Everyone in black. Precise movements. Dignity by both clergy and the people present. All the women in hats (of one sort or another). No one looking at a phone. Everyone dressed ready to meet the monarch. No one entering in a rush. Attentive listening to the sung words. No whispered small-talk and no fidgeting.
Those are my impressions from watching the funeral services for Queen Elizabeth II. It formed, in my mind, a decorous reception of and means toward worship. No doubt, this resonates with the culture of my Midwestern childhood—when folks ‘dressed’ for church and ‘dignified’ worship had a certain look. Those looks can be different in other cultures and generations. But that was, for me, how church was done back there, back then.
However, what really struck me was the silence. The silence in transition moments (from singing to speaking, or vice versa), the silence during some of the movements, the silence in the midst of reverential speaking, singing, and movement. And most of all, the two minutes of silence observed not only in Westminster Abbey, but also by those viewing outside the Abbey—and even in other countries. Reuters News headlined the “deafening sound of silence to honour Queen Elizabeth.”
The power and necessity of silence is not cultural or generational. It is especially biblical. “Be still,” says the Lord God. “Be still and know that I am God” (Ps 45.11). Only when we are still and silent, then, can we truly begin to know God, to pray, and to consider the Lord’s mercy. Especially in the midst of death. For, truly, what can we say when a person has died. We can only remain still and wait the Lord’s kindness in the midst of tears, His loving embrace, and His comforting word (even if it is a “still small voice” [1 Kng 19.12]).

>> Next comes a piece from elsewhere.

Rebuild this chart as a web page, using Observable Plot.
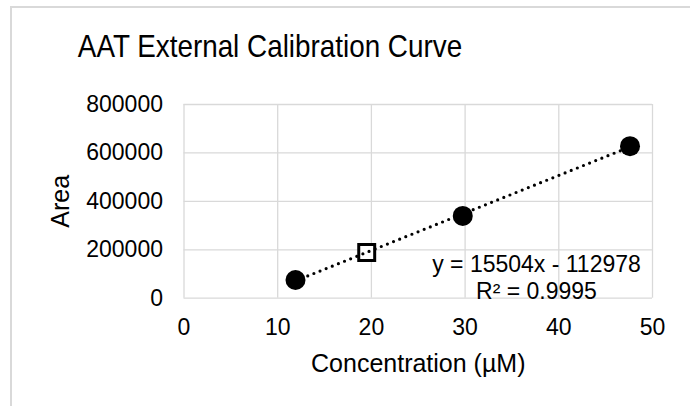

Perhaps that’s why silence—specifically, a moment of silence—is associated with respect for the dead. It’s not so much about honoring the dead person. This practice lets us “both hope and quietly wait for the salvation of the Lord” (Lam 3.26).
Silence is an increasing challenge for generation and our culture. We are addicted to distraction. Which explains why we have a hard time being still; and why silence—even during Mass—disturbs us.
Most pointedly, “we’re addicted to disturbance. We love to be disturbed. And if we haven’t been disturbed for the last 20 seconds, we find something to disturb us. Part of the soul pain and frustration, and even aggression, that that experience can release in people is an indication that, fundamentally, we’re constructed for a different mode of interacting with the world” (Bp Erik Varden).
The mode of interacting that we’re constructed for is not constant, non-stop interacting. We’re constructed and designed, by Our Lord God, to listen, think, contemplate, ponder, meditate, pray—all of which requires silence. Not total silence all the time, but at least some times of silence that are deliberate, unplugged, with no music (even church music) or sounds.
The Queen’s funeral gave millions a taste of elongated silence. A silence which we should cultivate, perhaps little by little, so that we might actually begin to hear God. Remember: we get to know God, and rejoice in His uplifting love, when we are still.